What happened when I stopped going to the gym for 6 months
I was the girl who worked out 2–3 times a day. Gym, running, yoga, then more gym. Sometimes dance. How much exercise could I fit into a day? I would often think.
Here is a shortened version of some backstory context:
2 years ago I was at the height of my extremes of working out too much and not eating enough. I was seeing results though and I enjoyed that. When I took on the challenge of my second degree, I wasnt able to go to the extremes I was accustomed to. The condensed degree was very demanding and long story short I ended up gaining weight, even with attempts to workout and eat healthy-ish. My cortisol was through the roof and even when I was able to add the gym back in 5 days a week, I was not seeing results. My body was trying to tell me something. I was so burned out and could not get results no matter how I dropped food or increased exercise.
In January, I couldnt take it anymore. I realized I needed to just let my poor body rest. With my move to a new city I decided to try and walk whenever I could and only do home workouts and mostly focus on nutrition. This may sound easy, but coming from so many extremes it was hard. I needed to teach my body that its okay, im not trying to kill it, starve it, etc. I did not track my foods or my workouts. My weight fluctuated over these 6 months because I tried to teach my body it was okay to eat more (specifically carbohydrates). I know it was worth it because I am already feeling more baseline energy throughout the day. I cannot potentially save a life in my dayjob if I am lethargic because I am obsessively counting food. This season/chapter taught me to be more present and caring for health in the hollistic sence for everything I do. It taught me to fill my life with what I want to do.

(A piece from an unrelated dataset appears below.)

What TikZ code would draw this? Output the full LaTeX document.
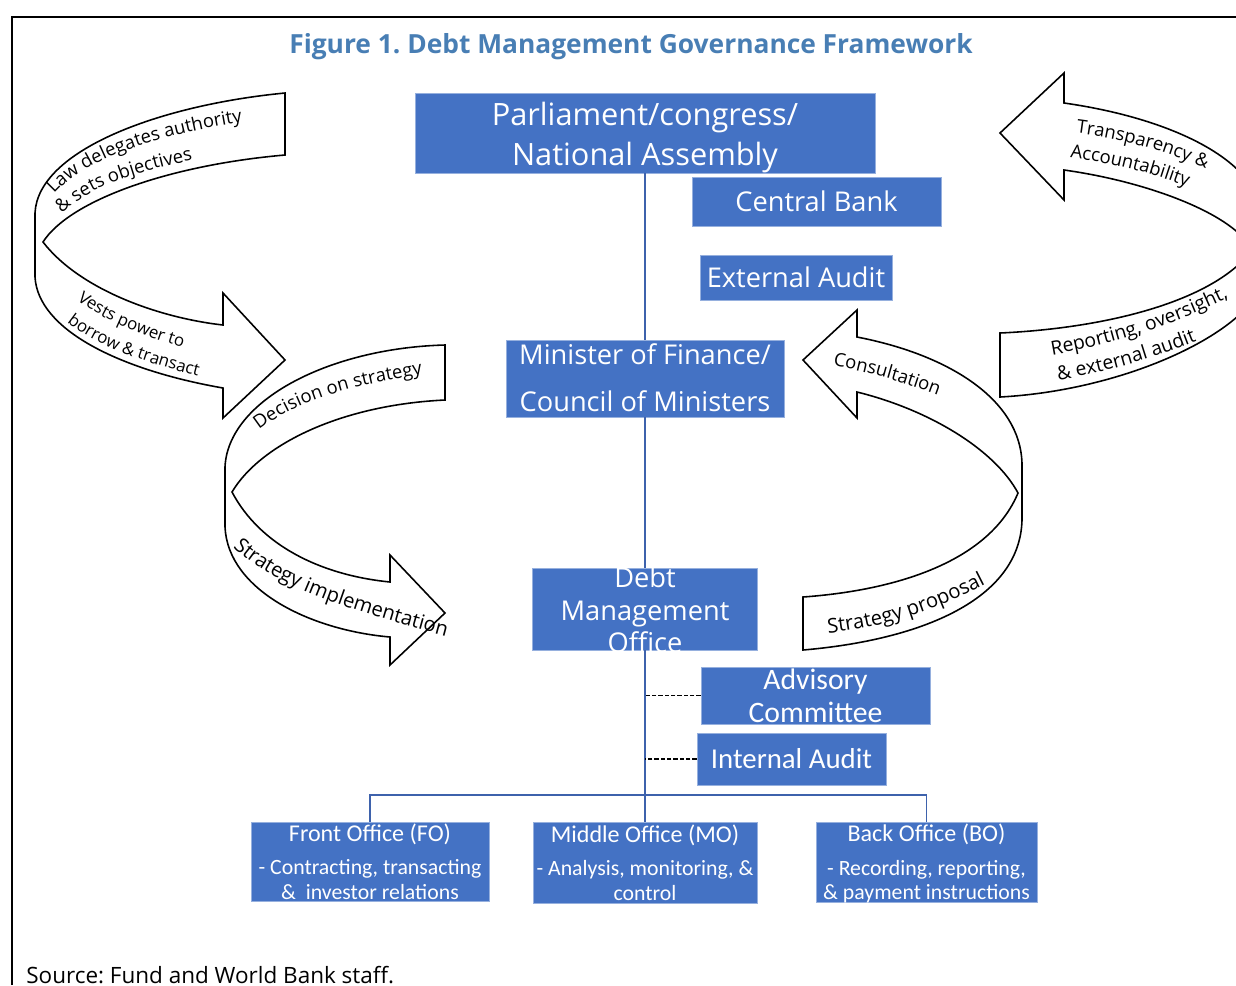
\documentclass[tikz,border=0pt]{standalone}
\usepackage{fontspec}
\setmainfont{Open Sans}
\newfontfamily\calfont{Carlito}
\usepackage{tikz}
\usepackage{xcolor}
\usetikzlibrary{decorations.text}

\definecolor{boxblue}{RGB}{68,114,196}
\definecolor{boxedge}{RGB}{150,176,222}
\definecolor{linkblue}{RGB}{62,98,172}
\definecolor{titleblue}{RGB}{72,126,180}

\newcommand{\lblfont}{\fontsize{10.5}{12}\selectfont}
\newcommand{\smallfont}{\fontsize{9.6}{11}\selectfont}
\newcommand{\midfont}{\fontsize{11}{13}\selectfont}
\newcommand{\bigfont}{\fontsize{11.5}{13}\selectfont}
\newcommand{\boxlines}[2][-0.25em]{\smash{\raisebox{#1}{\begin{tabular}{@{}c@{}}#2\end{tabular}}}}
\frenchspacing

\begin{document}
\begin{tikzpicture}[x=0.02cm, y=-0.02cm,
	box/.style={fill=boxblue, draw=boxedge, line width=0.5pt, text=white, inner sep=0pt},
	link/.style={draw=linkblue, line width=1.1pt},
	dotline/.style={draw=black, line width=0.8pt, dash pattern=on 2.4pt off 1.2pt},
	ribbon/.style={draw=black, line width=0.9pt, line join=miter},
	along/.style={decorate, decoration={text along path, text={#1}}}]
	\useasboundingbox (0,0) rectangle (1236,985);
	\draw[black, line width=1.2pt] (12,985) -- (12,17) -- (1236,17);
	\node[font=\fontsize{15}{18}\selectfont\bfseries, text=titleblue] (T) at (631,47) {Figure 1. Debt Management Governance Framework};
	\node[anchor=base west, inner sep=0pt, font=\fontsize{12.8}{15}\selectfont] (S) at (26,983) {Source: Fund and World Bank staff.};

	\node[box, minimum width=9.2cm, minimum height=1.6cm, font=\fontsize{17.5}{22.7}\selectfont] (PAR) at (645,133) {\boxlines[-0.38em]{Parliament/congress/\\National Assembly}};
	\node[box, minimum width=4.98cm, minimum height=0.98cm, font=\fontsize{15.5}{18}\selectfont] (CB) at (816.5,201.5) {Central Bank};
	\node[box, minimum width=3.84cm, minimum height=0.9cm, font=\fontsize{15.5}{18}\selectfont] (EA) at (796,277.5) {External Audit};
	\node[box, minimum width=5.56cm, minimum height=1.54cm, font=\fontsize{15.5}{26.6}\selectfont] (MF) at (645,378.5) {\boxlines{Minister of Finance/\\Council of Ministers}};
	\node[box, minimum width=4.5cm, minimum height=1.64cm, font=\fontsize{15.5}{18.4}\selectfont] (DMO) at (645,609) {\boxlines[-0.4em]{Debt\\Management\\Office}};
	\node[box, minimum width=4.58cm, minimum height=1.14cm, font=\calfont\fontsize{16.9}{19.3}\selectfont] (AC) at (815.5,695.5) {\boxlines[-0.38em]{Advisory\\Committee}};
	\node[box, minimum width=3.78cm, minimum height=1.04cm, font=\calfont\fontsize{16.4}{18}\selectfont] (IA) at (791.5,759) {Internal Audit};
	\node[box, minimum width=4.76cm, minimum height=1.58cm, font=\calfont\fontsize{12.4}{14}\selectfont] (FO) at (370,861.5) {\boxlines[-0.41em]{{\fontsize{13.7}{14}\selectfont Front Office (FO)}\\[5pt]- Contracting, transacting\\\&\ \ investor relations}};
	\node[box, minimum width=4.48cm, minimum height=1.62cm, font=\calfont\fontsize{12.4}{14}\selectfont] (MO) at (645,862.5) {\boxlines[-0.41em]{{\fontsize{13.7}{14}\selectfont Middle Office (MO)}\\[5pt]- Analysis, monitoring, \&\\control}};
	\node[box, minimum width=4.42cm, minimum height=1.6cm, font=\calfont\fontsize{12.4}{14}\selectfont] (BO) at (926.5,862) {\boxlines[-0.41em]{{\fontsize{13.7}{14}\selectfont Back Office (BO)}\\[5pt]- Recording, reporting,\\\& payment instructions}};

	\coordinate (BAR) at (645,795);
	\draw[link] (PAR) -- (MF);
	\draw[link] (MF) -- (DMO);
	\draw[link] (DMO) -- (BAR) -- (MO);
	\draw[link] (FO.north) |- (BAR) -| (BO.north);
	\draw[dotline] (AC.west) -- (AC.west -| BAR);
	\draw[dotline] (IA.west) -- (IA.west -| BAR);

	\draw[ribbon] (285,93) .. controls (160,105) and (38,150) .. (35,213) -- (35,277) .. controls (38,330) and (120,370) .. (223,388) -- (223,418) -- (285,360) -- (223,293) -- (223,325) .. controls (160,318) and (80,290) .. (43,242) .. controls (70,200) and (170,165) .. (285,155) -- cycle;
	\path[along={|\lblfont|Law delegates authority}] (54,194) .. controls (88,156) and (172,128) .. (300,114);
	\path[along={|\lblfont|{\&} sets objectives}] (62,214) .. controls (92,183) and (152,163) .. (280,146);
	\path[along={|\smallfont|Vests power to}] (77,300) .. controls (106,322) and (150,342) .. (260,368);
	\path[along={|\smallfont|borrow {\&} transact}] (67,322) .. controls (100,348) and (150,368) .. (280,395);

	\draw[ribbon] (445,345) .. controls (330,348) and (228,400) .. (225,467) -- (225,527) .. controls (228,590) and (310,630) .. (390,637) -- (390,665) -- (445,613) -- (390,555) -- (390,582) .. controls (320,575) and (260,545) .. (232,492) .. controls (260,445) and (340,405) .. (445,400) -- cycle;
	\path[along={|\lblfont|Decision on strategy}] (259,430) .. controls (295,402) and (350,382) .. (470,368);
	\path[along={|\bigfont|Strategy implementation}] (233,547) .. controls (270,582) and (330,607) .. (480,645);

	\draw[ribbon] (803,597) -- (803,650) .. controls (920,640) and (1020,600) .. (1022,520) -- (1022,463) .. controls (1020,400) and (950,355) .. (857,337) -- (857,310) -- (803,360) -- (857,418) -- (857,392) .. controls (930,410) and (995,450) .. (1018,493) .. controls (990,560) and (900,590) .. (803,597) -- cycle;
	\path[along={|\lblfont|Consultation}] (833,366) .. controls (870,372) and (915,384) .. (1000,420);
	\path[along={|\bigfont|Strategy proposal}] (828,633) .. controls (880,628) and (945,610) .. (1020,565);

	\begin{scope}
		\clip (0,0) rectangle (1236,985);
		\draw[ribbon] (1000,333) -- (1000,397) .. controls (1130,390) and (1250,330) .. (1262,282) -- (1262,218) .. controls (1260,160) and (1170,118) .. (1064,103) -- (1064,73) -- (1000,133) -- (1064,200) -- (1064,170) .. controls (1150,182) and (1235,215) .. (1252,250) .. controls (1215,300) and (1110,328) .. (1000,333) -- cycle;
		\path[along={|\lblfont|Transparency {\&}}] (1076,133) .. controls (1130,140) and (1185,155) .. (1250,190);
		\path[along={|\lblfont|Accountability}] (1070,158) .. controls (1120,164) and (1170,176) .. (1240,210);
		\path[along={|\midfont|Reporting, oversight,}] (1052,355) .. controls (1110,345) and (1180,325) .. (1260,282);
		\path[along={|\midfont|{\&} external audit}] (1058,380) .. controls (1110,372) and (1170,355) .. (1250,318);
	\end{scope}
\end{tikzpicture}
\end{document}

My body needed the time to heal. My mind needed the time to heal.
Although I plan to see a naturopath in June, I am feeling ready to begin more extensive exercise. I actually miss exercise and I can feel my body wishing to move more intensely, which is how I know Im feeling ready to go back. I am craving it.. I am enjoying my movement. I am enjoying my nurturing foods. Although strict weight-lifting style movement did not really work with my body, taking this time out reminded me the importance and efficacy of incorporating whole-body weight movement and trying new things — and to listen to your body and what works for you.
Health is a day to day feat.
It took me 6 months to re-teach my mind about fitness not as an extreme but as something I desire for better health. I left the fitness industry as a career because I felt like I was constantly pushing extremes, but this season of healing has reset my focus, my attitude, and my mindset.
I learned to listen, I learned to be present, I learned to do what I love for life is way too short.